_INFORMATION PROVIDED:_
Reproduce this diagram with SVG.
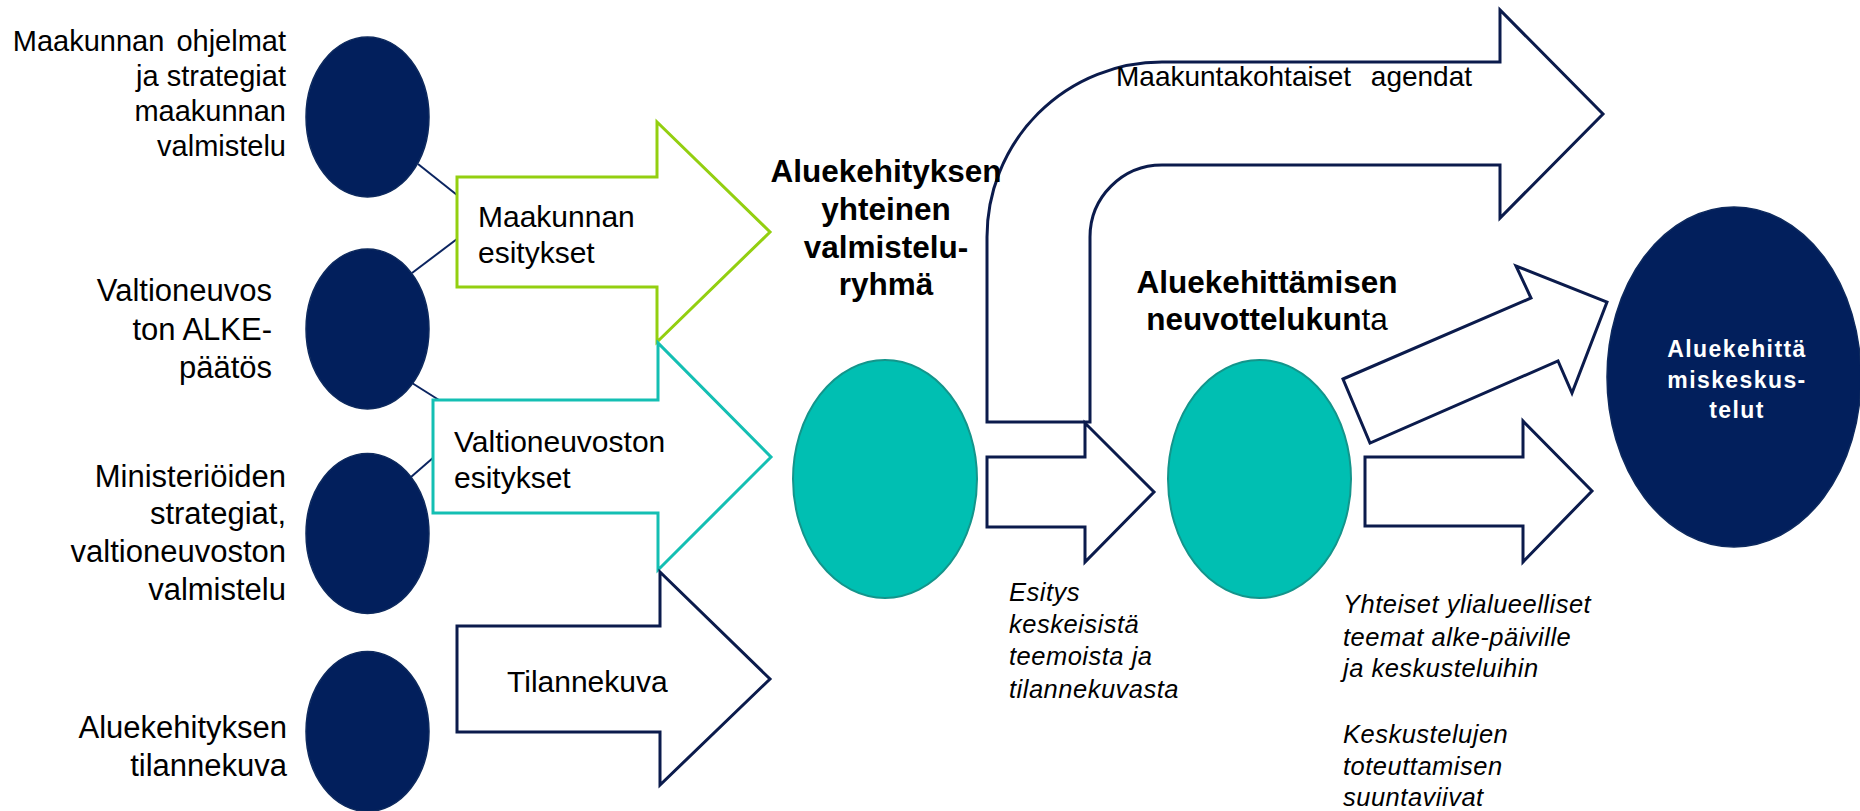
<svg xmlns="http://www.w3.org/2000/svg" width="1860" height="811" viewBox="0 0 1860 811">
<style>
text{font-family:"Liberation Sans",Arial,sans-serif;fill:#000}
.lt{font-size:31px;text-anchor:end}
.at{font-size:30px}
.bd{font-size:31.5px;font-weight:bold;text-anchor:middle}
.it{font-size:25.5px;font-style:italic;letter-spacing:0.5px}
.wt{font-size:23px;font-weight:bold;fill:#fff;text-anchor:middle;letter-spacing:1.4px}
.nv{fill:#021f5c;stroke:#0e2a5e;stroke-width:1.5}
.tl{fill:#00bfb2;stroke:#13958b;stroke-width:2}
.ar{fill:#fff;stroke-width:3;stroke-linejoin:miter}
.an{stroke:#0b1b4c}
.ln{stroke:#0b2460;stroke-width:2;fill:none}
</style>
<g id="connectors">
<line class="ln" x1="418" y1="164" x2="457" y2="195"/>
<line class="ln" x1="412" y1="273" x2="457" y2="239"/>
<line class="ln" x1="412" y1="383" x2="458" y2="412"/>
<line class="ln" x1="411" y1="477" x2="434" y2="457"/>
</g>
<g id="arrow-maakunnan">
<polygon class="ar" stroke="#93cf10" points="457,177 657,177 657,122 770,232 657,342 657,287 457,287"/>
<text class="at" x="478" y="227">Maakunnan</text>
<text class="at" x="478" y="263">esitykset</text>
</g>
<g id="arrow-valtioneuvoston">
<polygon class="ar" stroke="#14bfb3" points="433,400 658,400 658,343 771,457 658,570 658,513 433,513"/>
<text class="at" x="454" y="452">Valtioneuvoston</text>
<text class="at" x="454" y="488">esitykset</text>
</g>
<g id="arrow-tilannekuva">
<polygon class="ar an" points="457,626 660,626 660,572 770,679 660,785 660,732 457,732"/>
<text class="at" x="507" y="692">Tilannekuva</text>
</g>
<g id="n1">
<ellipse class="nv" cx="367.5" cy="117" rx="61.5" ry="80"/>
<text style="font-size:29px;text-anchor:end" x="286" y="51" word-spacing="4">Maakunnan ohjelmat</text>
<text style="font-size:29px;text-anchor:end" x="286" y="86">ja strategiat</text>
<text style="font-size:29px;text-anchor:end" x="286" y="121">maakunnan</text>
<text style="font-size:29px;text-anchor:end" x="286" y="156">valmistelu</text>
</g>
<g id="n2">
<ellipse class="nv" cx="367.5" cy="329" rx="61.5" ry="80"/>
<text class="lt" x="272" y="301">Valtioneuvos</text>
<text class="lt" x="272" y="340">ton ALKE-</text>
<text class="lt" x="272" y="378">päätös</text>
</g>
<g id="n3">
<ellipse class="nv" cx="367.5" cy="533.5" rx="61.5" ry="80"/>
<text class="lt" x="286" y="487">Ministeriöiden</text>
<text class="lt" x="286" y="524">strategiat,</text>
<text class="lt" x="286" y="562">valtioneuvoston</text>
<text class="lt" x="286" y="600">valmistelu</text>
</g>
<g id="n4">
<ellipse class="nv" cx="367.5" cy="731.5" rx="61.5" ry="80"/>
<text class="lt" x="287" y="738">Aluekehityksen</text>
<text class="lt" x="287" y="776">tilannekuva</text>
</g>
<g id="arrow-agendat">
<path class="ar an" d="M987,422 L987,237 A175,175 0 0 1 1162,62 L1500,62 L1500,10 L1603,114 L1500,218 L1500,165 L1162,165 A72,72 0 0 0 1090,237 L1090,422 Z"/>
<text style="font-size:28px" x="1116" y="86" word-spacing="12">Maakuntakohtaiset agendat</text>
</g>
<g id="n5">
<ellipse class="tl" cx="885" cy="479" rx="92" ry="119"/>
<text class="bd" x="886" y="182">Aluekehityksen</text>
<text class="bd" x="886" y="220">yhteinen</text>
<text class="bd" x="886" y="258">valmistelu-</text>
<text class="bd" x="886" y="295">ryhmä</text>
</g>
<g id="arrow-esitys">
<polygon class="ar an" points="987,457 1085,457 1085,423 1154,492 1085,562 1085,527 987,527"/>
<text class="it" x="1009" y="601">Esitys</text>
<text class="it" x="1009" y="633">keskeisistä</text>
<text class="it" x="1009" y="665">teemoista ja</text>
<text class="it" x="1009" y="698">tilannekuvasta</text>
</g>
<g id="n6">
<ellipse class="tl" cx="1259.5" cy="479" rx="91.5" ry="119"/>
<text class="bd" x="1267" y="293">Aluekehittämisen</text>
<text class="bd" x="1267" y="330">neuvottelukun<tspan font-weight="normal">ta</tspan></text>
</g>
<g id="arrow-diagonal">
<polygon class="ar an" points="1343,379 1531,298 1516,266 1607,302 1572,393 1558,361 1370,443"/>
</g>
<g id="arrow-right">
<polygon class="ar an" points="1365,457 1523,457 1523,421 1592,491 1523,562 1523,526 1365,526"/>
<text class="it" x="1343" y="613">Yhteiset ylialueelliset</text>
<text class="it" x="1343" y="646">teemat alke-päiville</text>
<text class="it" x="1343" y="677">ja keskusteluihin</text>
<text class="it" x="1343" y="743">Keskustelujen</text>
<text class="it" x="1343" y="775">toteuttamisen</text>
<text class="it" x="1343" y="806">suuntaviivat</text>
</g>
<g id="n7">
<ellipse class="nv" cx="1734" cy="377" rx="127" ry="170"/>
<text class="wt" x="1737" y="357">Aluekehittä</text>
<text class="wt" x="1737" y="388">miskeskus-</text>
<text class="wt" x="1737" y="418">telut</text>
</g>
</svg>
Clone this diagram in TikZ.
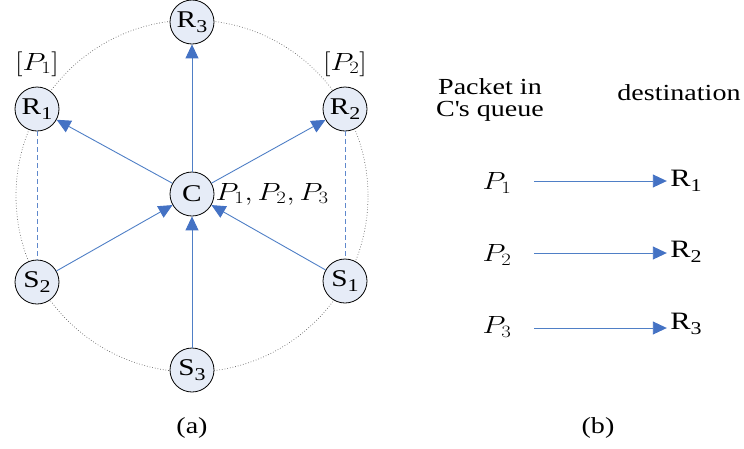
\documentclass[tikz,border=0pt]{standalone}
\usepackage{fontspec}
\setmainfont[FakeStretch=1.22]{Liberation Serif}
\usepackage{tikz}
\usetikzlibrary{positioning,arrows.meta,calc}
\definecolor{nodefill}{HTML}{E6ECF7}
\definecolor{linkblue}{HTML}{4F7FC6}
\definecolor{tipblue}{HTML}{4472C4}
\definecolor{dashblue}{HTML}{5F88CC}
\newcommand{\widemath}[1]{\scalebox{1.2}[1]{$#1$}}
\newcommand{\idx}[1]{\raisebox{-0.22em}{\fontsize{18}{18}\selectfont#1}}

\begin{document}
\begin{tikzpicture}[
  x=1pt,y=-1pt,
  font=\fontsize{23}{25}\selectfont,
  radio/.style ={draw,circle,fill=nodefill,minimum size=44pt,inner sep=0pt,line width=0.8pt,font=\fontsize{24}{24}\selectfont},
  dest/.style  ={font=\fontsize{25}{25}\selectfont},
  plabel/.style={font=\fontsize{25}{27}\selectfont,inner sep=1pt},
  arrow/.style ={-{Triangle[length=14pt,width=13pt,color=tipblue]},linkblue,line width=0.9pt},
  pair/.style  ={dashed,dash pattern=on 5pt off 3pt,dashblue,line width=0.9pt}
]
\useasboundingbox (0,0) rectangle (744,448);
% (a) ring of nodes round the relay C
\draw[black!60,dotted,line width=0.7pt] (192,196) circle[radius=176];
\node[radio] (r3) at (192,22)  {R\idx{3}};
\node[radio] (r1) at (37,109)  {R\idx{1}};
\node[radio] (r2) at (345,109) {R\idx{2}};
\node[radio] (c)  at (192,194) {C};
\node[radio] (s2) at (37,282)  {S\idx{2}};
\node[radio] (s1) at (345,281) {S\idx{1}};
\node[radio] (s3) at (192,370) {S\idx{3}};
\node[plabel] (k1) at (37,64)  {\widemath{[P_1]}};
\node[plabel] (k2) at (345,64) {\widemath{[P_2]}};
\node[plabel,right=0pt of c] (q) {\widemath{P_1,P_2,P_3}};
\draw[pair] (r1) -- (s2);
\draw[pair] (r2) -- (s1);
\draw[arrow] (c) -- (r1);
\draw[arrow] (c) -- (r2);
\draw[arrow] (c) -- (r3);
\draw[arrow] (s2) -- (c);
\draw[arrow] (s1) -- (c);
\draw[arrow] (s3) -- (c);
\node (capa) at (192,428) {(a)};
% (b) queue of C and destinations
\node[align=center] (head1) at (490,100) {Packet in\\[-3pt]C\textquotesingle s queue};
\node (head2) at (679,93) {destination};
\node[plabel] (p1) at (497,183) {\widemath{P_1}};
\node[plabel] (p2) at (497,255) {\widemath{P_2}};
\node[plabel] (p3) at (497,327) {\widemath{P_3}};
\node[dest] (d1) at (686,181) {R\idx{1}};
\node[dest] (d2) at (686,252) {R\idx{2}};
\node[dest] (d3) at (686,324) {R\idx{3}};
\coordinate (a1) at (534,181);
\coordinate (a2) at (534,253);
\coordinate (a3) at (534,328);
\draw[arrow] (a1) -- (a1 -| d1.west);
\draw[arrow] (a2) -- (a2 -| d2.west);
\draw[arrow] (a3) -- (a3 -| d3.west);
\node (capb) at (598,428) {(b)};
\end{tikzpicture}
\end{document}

_TASK:_ Return each line where "diagram" shows up.

_RESULT FOR THIS EXERCISE:_
Reproduce this diagram with SVG.
Clone this diagram in TikZ.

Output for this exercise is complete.